The opening of the new house for 400 orphans, which is not a wing of the house that has been before in existence, but an entirely distinct establishment, and larger than the former, has made it needful to distinguish between these two houses in this way, that the house which was opened on June 18, 1849, is now called the new Orphan House No. 1, and the one which was opened on Nov. 12, 1857, is called the new Orphan House No. 2. The new Orphan House No. 1 is fitted up for the accommodation of 140 orphan girls above seven years of age, 80 orphan boys above seven years, and 80 male and female orphans from their earliest days, till they are about seven or eight years of age. The infants, after having passed the age of seven or eight years, are removed into the different departments for older boys and girls. The new Orphan House No. 2 is fitted up for 200 female infant orphans, and for 200 elder female orphans.
Without any one having been personally applied to for anything by me, the sum of £102,714, 9s. 6d. has been given to me for the orphans, as the result of prayer to God, since the commencement of the work, which sum includes the amount received for the building fund for the houses already built and the one to be built. It may also be interesting to the reader to know that the total amount which has been given for the other objects, since the commencement of the work, amounts to £38,297, 12s. 11½d.; and that which has come in by the sale of Bibles since the commencement amounts to £2,222, 4s. 3½d.; by sale of tracts, £2,294, 6s. 11½d., and by the payments of children in the day schools, from the commencement, £2,138, 11s. 4¼d.
During the past twenty-two years the Spirit of God has been again and again working among the orphans who were under our care, so that very many of them have been brought to the knowledge of the Lord; but we never had so great a work, and at the same time one so satisfactory, within so short a time, as during the past year. I will enter somewhat into details for the benefit of the reader. There are one hundred and forty elder girls in the new Orphan House No. 1, of whom, at the beginning of the last period, ten were considered to be believers.
On May 26, 1857, the death of an orphan, Caroline Bailey, took place. The death of this beloved girl, who had known the Lord several months before she fell asleep, seems to have been used by the Lord as a means of answering in a goodly measure our daily prayers for the conversion of the orphans. It pleased God at the beginning of the last period mightily to work among the orphans, so that all at once, within a few days, without any apparent cause, except it be the peaceful end of the beloved Caroline Bailey, more than fifty of these girls were brought to be under concern about their souls, and some with deep conviction of sin accompanying it, so that they were exceedingly distressed.
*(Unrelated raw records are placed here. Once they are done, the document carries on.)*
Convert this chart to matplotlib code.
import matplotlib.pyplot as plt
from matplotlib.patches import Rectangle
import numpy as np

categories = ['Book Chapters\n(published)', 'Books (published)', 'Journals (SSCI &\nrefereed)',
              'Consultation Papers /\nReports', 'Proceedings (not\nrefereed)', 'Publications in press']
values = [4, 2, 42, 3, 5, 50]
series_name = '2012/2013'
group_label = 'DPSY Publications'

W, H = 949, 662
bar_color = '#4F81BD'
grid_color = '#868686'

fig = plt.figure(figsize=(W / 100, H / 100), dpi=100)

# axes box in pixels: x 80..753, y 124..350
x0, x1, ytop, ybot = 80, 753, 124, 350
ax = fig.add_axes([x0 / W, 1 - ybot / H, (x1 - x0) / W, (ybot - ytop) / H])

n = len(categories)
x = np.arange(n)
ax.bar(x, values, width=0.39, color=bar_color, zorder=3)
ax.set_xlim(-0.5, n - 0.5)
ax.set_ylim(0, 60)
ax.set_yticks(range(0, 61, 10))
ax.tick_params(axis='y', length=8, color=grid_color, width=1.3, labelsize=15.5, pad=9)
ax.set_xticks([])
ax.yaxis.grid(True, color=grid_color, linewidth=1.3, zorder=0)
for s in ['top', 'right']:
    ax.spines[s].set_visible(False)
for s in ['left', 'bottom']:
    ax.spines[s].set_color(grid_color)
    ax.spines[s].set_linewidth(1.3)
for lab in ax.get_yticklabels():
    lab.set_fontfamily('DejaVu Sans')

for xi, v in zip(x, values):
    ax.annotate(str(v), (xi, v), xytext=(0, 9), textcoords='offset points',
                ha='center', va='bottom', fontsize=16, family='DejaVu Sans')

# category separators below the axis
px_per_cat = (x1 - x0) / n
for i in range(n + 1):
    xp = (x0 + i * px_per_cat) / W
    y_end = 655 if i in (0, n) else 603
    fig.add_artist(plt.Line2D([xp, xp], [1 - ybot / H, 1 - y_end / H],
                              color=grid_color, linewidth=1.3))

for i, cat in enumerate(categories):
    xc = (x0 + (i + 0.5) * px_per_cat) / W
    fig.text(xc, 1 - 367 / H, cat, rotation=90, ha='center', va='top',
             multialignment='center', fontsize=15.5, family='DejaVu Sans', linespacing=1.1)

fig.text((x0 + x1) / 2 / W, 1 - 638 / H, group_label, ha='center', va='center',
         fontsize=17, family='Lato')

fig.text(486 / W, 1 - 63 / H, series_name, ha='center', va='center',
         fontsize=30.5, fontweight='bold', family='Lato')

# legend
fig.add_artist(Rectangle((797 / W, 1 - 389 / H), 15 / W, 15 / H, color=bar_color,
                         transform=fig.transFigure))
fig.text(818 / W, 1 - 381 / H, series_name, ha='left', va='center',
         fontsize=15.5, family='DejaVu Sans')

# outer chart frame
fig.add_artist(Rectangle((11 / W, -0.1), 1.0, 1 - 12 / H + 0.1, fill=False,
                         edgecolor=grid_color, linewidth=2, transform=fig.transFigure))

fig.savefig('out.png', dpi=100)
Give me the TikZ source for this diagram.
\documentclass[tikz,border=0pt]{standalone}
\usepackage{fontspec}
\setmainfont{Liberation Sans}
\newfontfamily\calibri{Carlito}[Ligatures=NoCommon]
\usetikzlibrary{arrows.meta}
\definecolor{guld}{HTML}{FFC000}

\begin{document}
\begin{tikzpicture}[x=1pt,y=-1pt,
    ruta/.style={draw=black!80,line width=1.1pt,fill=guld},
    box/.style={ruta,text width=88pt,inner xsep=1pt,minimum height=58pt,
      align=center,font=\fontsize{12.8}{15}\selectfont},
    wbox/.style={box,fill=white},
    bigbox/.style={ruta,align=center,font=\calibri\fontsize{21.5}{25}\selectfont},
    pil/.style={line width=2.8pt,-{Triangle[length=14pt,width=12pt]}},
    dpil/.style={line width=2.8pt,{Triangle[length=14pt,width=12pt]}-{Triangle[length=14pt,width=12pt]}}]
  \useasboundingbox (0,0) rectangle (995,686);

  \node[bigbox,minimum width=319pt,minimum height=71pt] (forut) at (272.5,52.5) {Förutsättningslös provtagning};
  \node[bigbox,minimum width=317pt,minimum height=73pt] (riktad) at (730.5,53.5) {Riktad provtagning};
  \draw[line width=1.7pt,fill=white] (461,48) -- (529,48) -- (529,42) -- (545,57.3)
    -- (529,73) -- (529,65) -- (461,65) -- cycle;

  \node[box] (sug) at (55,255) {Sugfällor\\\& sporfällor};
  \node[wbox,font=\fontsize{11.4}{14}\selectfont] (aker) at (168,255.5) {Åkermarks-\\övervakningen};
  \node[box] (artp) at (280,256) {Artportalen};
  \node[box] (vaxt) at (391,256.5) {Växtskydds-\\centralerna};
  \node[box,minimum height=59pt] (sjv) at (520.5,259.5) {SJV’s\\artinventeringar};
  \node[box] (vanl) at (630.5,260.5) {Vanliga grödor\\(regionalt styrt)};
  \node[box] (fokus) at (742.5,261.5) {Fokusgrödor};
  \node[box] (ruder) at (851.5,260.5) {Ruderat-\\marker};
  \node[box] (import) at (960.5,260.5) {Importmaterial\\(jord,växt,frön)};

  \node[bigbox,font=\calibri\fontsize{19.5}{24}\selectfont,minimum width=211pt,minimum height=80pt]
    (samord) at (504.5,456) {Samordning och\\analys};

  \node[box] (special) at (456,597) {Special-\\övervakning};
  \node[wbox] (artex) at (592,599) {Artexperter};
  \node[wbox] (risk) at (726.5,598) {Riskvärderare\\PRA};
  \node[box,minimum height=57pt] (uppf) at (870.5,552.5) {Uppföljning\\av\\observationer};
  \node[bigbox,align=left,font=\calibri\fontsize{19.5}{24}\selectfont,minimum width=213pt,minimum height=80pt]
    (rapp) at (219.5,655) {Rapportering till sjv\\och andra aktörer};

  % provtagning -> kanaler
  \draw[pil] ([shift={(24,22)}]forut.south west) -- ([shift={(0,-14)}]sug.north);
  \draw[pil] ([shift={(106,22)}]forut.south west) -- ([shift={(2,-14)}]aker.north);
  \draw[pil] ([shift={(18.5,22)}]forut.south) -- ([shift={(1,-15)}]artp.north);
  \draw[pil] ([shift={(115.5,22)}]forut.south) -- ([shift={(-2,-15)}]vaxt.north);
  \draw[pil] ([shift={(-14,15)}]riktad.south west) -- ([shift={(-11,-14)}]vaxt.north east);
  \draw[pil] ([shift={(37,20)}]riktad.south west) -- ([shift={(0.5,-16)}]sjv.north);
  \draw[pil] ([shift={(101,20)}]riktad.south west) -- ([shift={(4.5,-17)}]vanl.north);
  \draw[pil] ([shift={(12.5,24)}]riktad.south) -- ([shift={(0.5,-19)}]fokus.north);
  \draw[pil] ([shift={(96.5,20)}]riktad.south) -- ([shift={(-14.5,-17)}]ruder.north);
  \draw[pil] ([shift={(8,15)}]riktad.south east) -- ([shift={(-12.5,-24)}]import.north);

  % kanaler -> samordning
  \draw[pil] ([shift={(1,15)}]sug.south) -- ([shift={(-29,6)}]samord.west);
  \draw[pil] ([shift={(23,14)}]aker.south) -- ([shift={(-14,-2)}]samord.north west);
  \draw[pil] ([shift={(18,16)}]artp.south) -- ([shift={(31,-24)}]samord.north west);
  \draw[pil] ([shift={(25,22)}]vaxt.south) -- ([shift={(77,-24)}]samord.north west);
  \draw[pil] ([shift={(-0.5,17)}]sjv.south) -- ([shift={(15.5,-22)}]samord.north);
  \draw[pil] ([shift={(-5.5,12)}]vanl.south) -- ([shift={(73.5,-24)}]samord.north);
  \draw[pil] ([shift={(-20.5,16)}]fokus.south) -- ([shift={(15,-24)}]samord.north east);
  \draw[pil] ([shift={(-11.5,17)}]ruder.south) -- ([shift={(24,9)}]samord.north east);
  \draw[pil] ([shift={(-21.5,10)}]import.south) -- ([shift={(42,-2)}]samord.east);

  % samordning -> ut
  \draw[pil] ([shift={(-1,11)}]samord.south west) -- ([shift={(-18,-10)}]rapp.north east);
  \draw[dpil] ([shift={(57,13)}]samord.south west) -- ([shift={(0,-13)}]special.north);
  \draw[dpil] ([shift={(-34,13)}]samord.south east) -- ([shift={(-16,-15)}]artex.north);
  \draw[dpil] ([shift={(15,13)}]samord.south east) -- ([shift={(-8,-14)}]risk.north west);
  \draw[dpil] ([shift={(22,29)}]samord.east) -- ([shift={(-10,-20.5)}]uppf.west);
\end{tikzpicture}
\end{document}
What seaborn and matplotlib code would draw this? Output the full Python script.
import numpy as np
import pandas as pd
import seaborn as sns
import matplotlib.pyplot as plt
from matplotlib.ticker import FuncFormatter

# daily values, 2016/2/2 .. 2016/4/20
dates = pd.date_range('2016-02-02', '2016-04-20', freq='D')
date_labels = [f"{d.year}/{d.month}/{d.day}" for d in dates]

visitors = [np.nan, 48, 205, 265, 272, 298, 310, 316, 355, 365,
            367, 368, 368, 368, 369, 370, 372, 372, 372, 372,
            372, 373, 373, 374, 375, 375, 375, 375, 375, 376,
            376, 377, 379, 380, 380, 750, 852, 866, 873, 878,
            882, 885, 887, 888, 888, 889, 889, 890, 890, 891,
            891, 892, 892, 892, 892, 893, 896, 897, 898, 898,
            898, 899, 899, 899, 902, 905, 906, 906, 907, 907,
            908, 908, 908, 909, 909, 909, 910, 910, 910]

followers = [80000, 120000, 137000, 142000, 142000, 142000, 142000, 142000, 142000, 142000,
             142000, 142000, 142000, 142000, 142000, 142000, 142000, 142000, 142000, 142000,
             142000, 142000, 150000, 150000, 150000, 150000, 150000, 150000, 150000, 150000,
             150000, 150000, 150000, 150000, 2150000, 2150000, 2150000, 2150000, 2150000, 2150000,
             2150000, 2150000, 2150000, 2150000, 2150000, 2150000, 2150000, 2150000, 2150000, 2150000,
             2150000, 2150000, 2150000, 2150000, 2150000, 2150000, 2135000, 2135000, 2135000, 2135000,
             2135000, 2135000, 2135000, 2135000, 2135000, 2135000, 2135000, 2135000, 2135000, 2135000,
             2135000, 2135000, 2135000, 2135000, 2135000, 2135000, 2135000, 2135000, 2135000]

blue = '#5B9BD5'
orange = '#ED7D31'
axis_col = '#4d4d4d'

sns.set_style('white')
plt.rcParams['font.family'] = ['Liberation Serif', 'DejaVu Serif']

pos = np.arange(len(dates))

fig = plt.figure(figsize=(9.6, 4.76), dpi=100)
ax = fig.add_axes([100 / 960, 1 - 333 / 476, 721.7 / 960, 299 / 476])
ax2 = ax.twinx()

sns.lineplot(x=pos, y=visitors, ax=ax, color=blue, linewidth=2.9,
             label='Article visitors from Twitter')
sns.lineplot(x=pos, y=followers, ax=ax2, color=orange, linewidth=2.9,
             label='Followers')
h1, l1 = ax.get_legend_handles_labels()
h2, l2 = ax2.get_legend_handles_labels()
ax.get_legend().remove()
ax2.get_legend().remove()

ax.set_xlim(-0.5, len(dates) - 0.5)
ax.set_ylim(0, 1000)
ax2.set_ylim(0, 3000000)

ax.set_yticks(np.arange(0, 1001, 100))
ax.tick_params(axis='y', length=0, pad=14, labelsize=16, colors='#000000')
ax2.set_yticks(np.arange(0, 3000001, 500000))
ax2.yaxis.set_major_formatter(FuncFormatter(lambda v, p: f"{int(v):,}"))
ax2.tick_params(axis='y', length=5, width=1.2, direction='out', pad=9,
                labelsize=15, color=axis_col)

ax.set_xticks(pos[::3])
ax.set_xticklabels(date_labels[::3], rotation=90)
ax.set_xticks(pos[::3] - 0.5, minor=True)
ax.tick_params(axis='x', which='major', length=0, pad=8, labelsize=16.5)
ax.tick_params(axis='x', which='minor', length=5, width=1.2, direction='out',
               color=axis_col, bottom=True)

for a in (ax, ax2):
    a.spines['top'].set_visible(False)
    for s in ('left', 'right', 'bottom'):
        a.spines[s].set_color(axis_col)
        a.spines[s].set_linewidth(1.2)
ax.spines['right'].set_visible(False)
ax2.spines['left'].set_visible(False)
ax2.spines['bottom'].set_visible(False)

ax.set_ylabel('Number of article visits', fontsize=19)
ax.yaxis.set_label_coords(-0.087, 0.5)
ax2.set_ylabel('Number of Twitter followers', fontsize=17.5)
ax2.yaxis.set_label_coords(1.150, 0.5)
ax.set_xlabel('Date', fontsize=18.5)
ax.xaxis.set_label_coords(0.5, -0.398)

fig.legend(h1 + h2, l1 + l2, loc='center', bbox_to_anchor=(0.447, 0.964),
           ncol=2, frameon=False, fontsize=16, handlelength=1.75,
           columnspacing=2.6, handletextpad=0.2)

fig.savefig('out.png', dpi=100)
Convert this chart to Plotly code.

And how is it now? my readers may ask; for young persons are often apparently much concerned about the things of God, but these impressions pass away. True, dear reader, I have seen this myself, having had to do with many thousands of children and young persons within the last thirty years. Had, therefore, this work among the orphans begun within the last few days, or even weeks, I should have passed it over in silence; but more than a year has now elapsed since it commenced, and it will, therefore, give joy to the godly reader to hear that in addition to those ten who were previously believers, and of whom one has been sent to service, there are twenty-three girls respecting whom for several months there has been no doubt as to their being believers; two died in the faith within the year; and there are thirty-eight more who are awakened and under concern about their souls, but respecting whom we cannot speak as yet so decidedly. All this regards only one branch of the Orphan Establishment, the elder girls of the House No. 1. In addition to this, I am glad also to be able to state that among the other girls in the New House No. 2, and among the boys also, some are interested about the things of God; yea, our labors begin already to be blessed to the hearts of some of the new received orphans.